MacLeod tore into the idea of what he called “ chronological snobbery,” the idea that “moral knowledge progresses inevitably, such that later generations are morally and intellectually superior to earlier generations, and that the older the source the more morally suspect that source is.”
MacLeod ripped into the importance placed by students on diversity and equality, pointing out, “Some diversity is bad. For example, if slavery is inherently wrong, as I suspect we all think it is, then a diversity of views about the morality of slavery is worse than complete agreement that slavery is wrong. Similarly, equality is not to be desired for its own sake. Nobody is equal in all respects. We are all different, which is to say that we are all not the same, which is to say that we are unequal in many ways.”

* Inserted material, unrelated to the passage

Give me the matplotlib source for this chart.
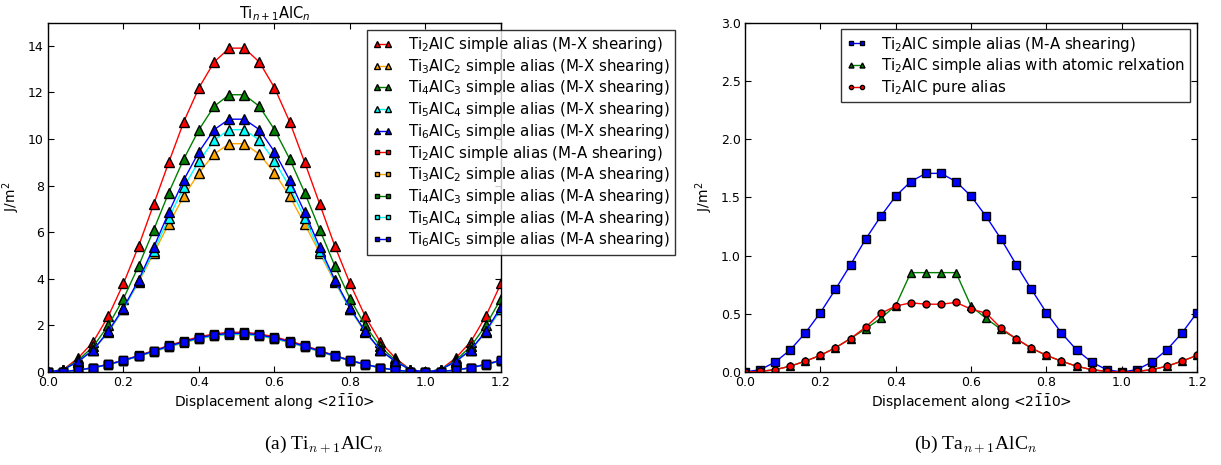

Then, the crux of the matter: “You should not bother to tell us how you feel about a topic. Tell us what you think about it. If you can’t think yet, that’s O.K.. Tell us what Aristotle thinks, or Hammurabi thinks, or H.L.A. Hart thinks. Borrow opinions from those whose opinions are worth considering.”
Macleod concluded:
1. The only “ism” I ever want to come out your mouth is a syllogism. If I catch you using an “ism” or its analogous “ist” — racist, classist, etc. — then you will not be permitted to continue speaking until you have first identified which “ism” you are guilty of at that very moment. You are not allowed to fault others for being biased or privileged until you have first identified and examined your own biases and privileges.
2. If I catch you this semester using the words “fair,” “diversity,” or “equality,” or a variation on those terms, and you do not stop immediately to explain what you mean, you will lose your privilege to express any further opinions in class until you first demonstrate that you understand three things about the view that you are criticizing.
3. If you ever begin a statement with the words “I feel,” before continuing you must cluck like a chicken or make some other suitable animal sound.